"Quero a palavra que sirva na boca dos passarinhos" Manoel de Barros

quinta-feira, janeiro 17, 2008

Encantos, Estranhezas e Desencontros




Era raro, muito raro aquele ser que paixão despertou em mim. Tão logo vi-me tocada pelo seu encantamento, fui tomada por um desejo visceral de aproximação. Havia uma espécie de comunhão silenciosa, dessas que se dão poucas vezes na vida e termina por superar o medo abissal de tocar o enigma de um outro ser humano, tendo seu próprio enigma tocado. E a cada encontro crescia o desejo de compartilhar desse silêncio, que guardava palavras de preciosa sonoridade. Havia algo de convidativo em seu olhar, e, não sem medo, ousei a aproximação.

Mas no instante em que nos tocamos pela primeira vez, o ser se esvaiu. E era como se meus dedos tocassem uma nuvem resplandecente, tão visível aos olhos quanto impalpável às mãos. E o ser se reconstituiu em sua beleza, mantendo-se sempre presente, porém distante, quase protegido do toque. Esperei uma aproximação, que, se houve, foi demasiado sutil para a intensidade do meu desejo. E se é verdade que aquele primeiro toque deixou um sabor de cintilância, também o é que o olhar agora ambíguo daquele ser, ora convidativo, ora repulsivo, temeroso, não pôde deixar de produzir em mim certa angústia. Arrisquei ainda outras aproximações, um tanto pífias talvez, um tanto atabalhoadas. Mas o mesmo se deu todas as outras vezes em que nos tocamos. Ora ele se esvaía, ora se congelava ou petrificava para se reconstruir, guardada a devida distância.

Comecei a desconfiar que talvez o total desapego fizesse parte da essência daquele ser que, não sei se por azar ou sorte, tocou-me. Que sua beleza, ora tão bruta, ora tão delicada, não estava para ser desfrutada, compartilhada, vivida, pelo menos não comigo.

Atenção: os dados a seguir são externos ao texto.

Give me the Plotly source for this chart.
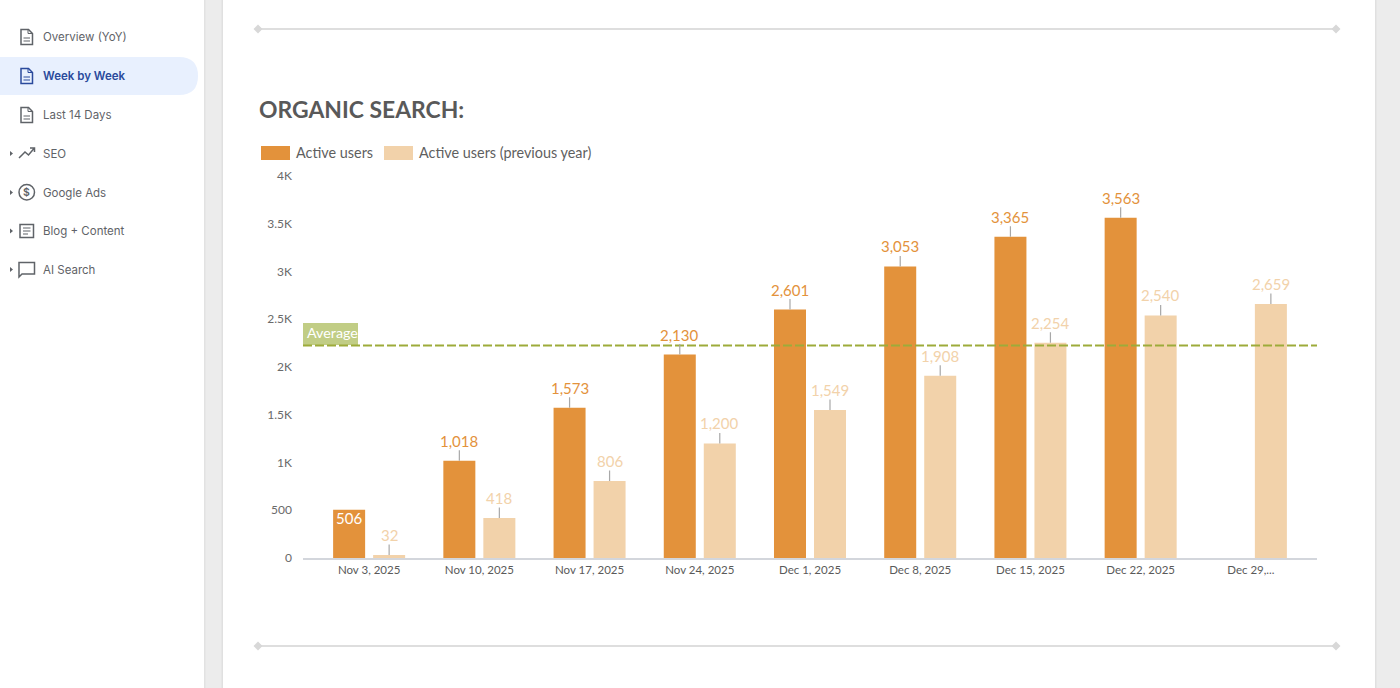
import re
import plotly.graph_objects as go

categories = ["Nov 3, 2025", "Nov 10, 2025", "Nov 17, 2025", "Nov 24, 2025", "Dec 1, 2025",
              "Dec 8, 2025", "Dec 15, 2025", "Dec 22, 2025", "Dec 29,..."]
active_users = [506, 1018, 1573, 2130, 2601, 3053, 3365, 3563, None]
active_users_prev = [32, 418, 806, 1200, 1549, 1908, 2254, 2540, 2659]
average_value = 2225
y_ticks = [0, 500, 1000, 1500, 2000, 2500, 3000, 3500, 4000]
y_tick_labels = ["0", "500", "1K", "1.5K", "2K", "2.5K", "3K", "3.5K", "4K"]
nav_items = ["Overview (YoY)", "Week by Week", "Last 14 Days", "SEO", "Google Ads", "Blog + Content", "AI Search"]

ORANGE = "#e3923b"
PEACH = "#f2d2aa"
W, H = 1400, 688
L, R, T, B = 303, 1317, 176, 558


def fx(x):
    return (x - L) / (R - L)


def fy(y):
    return (B - y) / (B - T)


def pth(s):
    """Turn a path written in page pixels into a paper-coordinate path."""
    out, is_x = [], True
    for tok in re.findall(r"[MLQCZ]|-?\d+\.?\d*", s):
        if tok in "MLQCZ":
            out.append(tok)
            is_x = True
        else:
            v = float(tok)
            out.append(f"{fx(v) if is_x else fy(v):.5f}")
            is_x = not is_x
    return " ".join(out)


shapes, annos = [], []


def rect(x0, y0, x1, y1, fill):
    shapes.append(dict(type="rect", xref="paper", yref="paper", x0=fx(x0), x1=fx(x1), y0=fy(y0), y1=fy(y1),
                       fillcolor=fill, line_width=0, layer="below"))


def stroke(d, color="#5f6368", width=1.5, fill=None):
    shapes.append(dict(type="path", xref="paper", yref="paper", path=pth(d),
                       line=dict(color=color, width=width), fillcolor=fill or "rgba(0,0,0,0)", layer="below"))


def text(x, y, s, size, color, family="Lato", anchor="left", weight=None):
    annos.append(dict(xref="paper", yref="paper", x=fx(x), y=fy(y), text=s, showarrow=False, xanchor=anchor,
                      yanchor="middle", xshift=-2 if anchor == "left" else 0,
                      font=dict(size=size, color=color, family=family, weight=weight or 400)))


# page structure
rect(205, 0, 223, H, "#ececec")
rect(1376, 0, 1400, H, "#ececec")
rect(204, 0, 205.5, H, "#e2e2e2")
rect(221.5, 0, 223, H, "#e0e0e0")
rect(1375, 0, 1376.5, H, "#e0e0e0")

# sidebar
shapes.append(dict(type="path", xref="paper", yref="paper", layer="below", fillcolor="#e8f0fe", line_width=0,
                   path=pth("M 0 57 L 179 57 Q 198 57 198 76 Q 198 95 179 95 L 0 95 Z")))
nav_y = [37, 76, 115, 153.5, 192.5, 231, 269.5]
for i, (label, y) in enumerate(zip(nav_items, nav_y)):
    active = i == 1
    col = "#2a4a9c" if active else "#5f6368"
    text(43, y, label, 11.5, col, "Inter", weight=600 if active else 400)
    if i < 3:
        stroke(f"M 21 {y-7.5} L 28.5 {y-7.5} L 32.5 {y-3.5} L 32.5 {y+7.5} L 21 {y+7.5} Z", col)
        stroke(f"M 28 {y-7.5} L 28 {y-3.5} L 32.5 {y-3.5}", col, 1)
        stroke(f"M 23.5 {y+1} L 30 {y+1} M 23.5 {y+4} L 30 {y+4}", col, 1.2)
    else:
        shapes.append(dict(type="path", xref="paper", yref="paper", layer="below", fillcolor="#5f6368", line_width=0,
                           path=pth(f"M 10 {y-2.5} L 13 {y} L 10 {y+2.5} Z")))
stroke("M 19 158 L 25 152 L 28.5 155 L 34 148.5 M 30 148 L 34.5 148 L 34.5 152", width=1.5)
shapes.append(dict(type="circle", xref="paper", yref="paper", x0=fx(19), x1=fx(34.5), y0=fy(184.5), y1=fy(200),
                   line=dict(color="#5f6368", width=1.5), layer="below"))
text(26.8, 192, "$", 10.5, "#5f6368", "Inter", "center", 600)
stroke("M 20 224.5 L 33.5 224.5 L 33.5 237.5 L 20 237.5 Z")
stroke("M 23 228 L 30.5 228 M 23 231 L 30.5 231 M 23 234 L 28 234", width=1.2)
stroke("M 19 262.5 L 34.5 262.5 L 34.5 274 L 22 274 L 19 277 Z")

# separators
for y in (29, 646):
    shapes.append(dict(type="line", xref="paper", yref="paper", x0=fx(258), x1=fx(1336), y0=fy(y), y1=fy(y),
                       line=dict(color="#dedede", width=2), layer="below"))
    for x in (258, 1336):
        shapes.append(dict(type="path", xref="paper", yref="paper", layer="below", fillcolor="#d8d8d8", line_width=0,
                           path=pth(f"M {x-4.5} {y} L {x} {y-4.5} L {x+4.5} {y} L {x} {y+4.5} Z")))

# title and legend
text(259, 109, "ORGANIC SEARCH:", 22.9, "#595959", weight=700)
rect(261, 146, 290, 160, ORANGE)
text(296, 152.5, "Active users", 14.4, "#5f5f5f")
rect(384, 146, 413, 160, PEACH)
text(419, 152.5, "Active users (previous year)", 14.4, "#5f5f5f")

# value labels with leader lines
OFFSET = 20
for name, vals, col, shift in (("cur", active_users, ORANGE, -20), ("prev", active_users_prev, PEACH, 20)):
    for cat, v in zip(categories, vals):
        if v is None:
            continue
        inside = v == 506
        annos.append(dict(x=cat, y=v, xref="x", yref="y", text=f"{v:,}", xshift=shift,
                          showarrow=not inside, ax=0, ay=-OFFSET, axref="pixel", ayref="pixel",
                          arrowhead=0, arrowwidth=1.2, arrowcolor="#a8a8a8", standoff=0, startstandoff=0,
                          yshift=-8 if inside else 0, borderpad=0,
                          font=dict(size=15, color="#ffffff" if inside else col, family="Lato")))

# average line and label
rect(303, 323, 358, 345, "#c1cd85")
text(307, 332, "Average", 14.3, "#ffffff")
shapes.append(dict(type="line", xref="paper", yref="y", x0=0, x1=1, y0=average_value, y1=average_value,
                   line=dict(color="#9dab3a", width=2, dash="9px,3px"), layer="above"))

fig = go.Figure()
fig.add_bar(x=categories, y=active_users, name="Active users", marker_color=ORANGE, marker_line_width=0,
            showlegend=False)
fig.add_bar(x=categories, y=active_users_prev, name="Active users (previous year)", marker_color=PEACH,
            marker_line_width=0, showlegend=False)
fig.update_layout(
    width=W, height=H, autosize=False, paper_bgcolor="#ffffff", plot_bgcolor="rgba(0,0,0,0)",
    margin=dict(l=L, r=W - R, t=T, b=H - B, pad=0), barmode="group", bargap=0.274, bargroupgap=0.2,
    font=dict(family="Lato", color="#5f5f5f"), shapes=shapes, annotations=annos, hovermode=False,
    xaxis=dict(type="category", categoryorder="array", categoryarray=categories, range=[-0.6, 8.6], showgrid=False,
               showline=True, linecolor="#d3d6dc", linewidth=1.5, ticks="", tickfont=dict(size=11.5, color="#5a5a5a"),
               ticklabelstandoff=0, zeroline=False),
    yaxis=dict(range=[0, 4000], tickvals=y_ticks, ticktext=y_tick_labels, showgrid=False, zeroline=False,
               showline=False, ticks="", tickfont=dict(size=12, color="#6a6a6a"), ticklabelstandoff=10),
)
fig.write_html("out.html", config=dict(displayModeBar=False),
               post_script="document.body.style.margin='0';document.body.style.overflow='hidden';")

Não foi sem dor que aceitei que a minha presença poderia lhe ser prejudicial. Não foi sem dor, mas foi com muita coragem, que renunciei ao meu desejo de aproximação para que aquele ser seguisse brilhando, em sua essência, em seu desapego, em sua solidão.

Ainda não compreendi esse seu raro mecanismo de, embora ter me feito sentir tão viva, petrificar, ou congelar ou se esvair ante o contato talvez demasiado intenso da minha pele. Não compreendi, mas creio ser desnecessário compreender para aceitar as pessoas a quem queremos bem, com toda a beleza e estranheza que lhes compõem.

E, assim, também eu libertei-me para seguir só, em minha beleza, em minha estranheza, mantendo acesa essa essência única do humano de desejar que a realidade seja diferente do que é. Essa mesma essência que tanto nos frustra, quanto nos possibilita inventar e reinventar sempre mundos outros onde caibam os nossos desejos.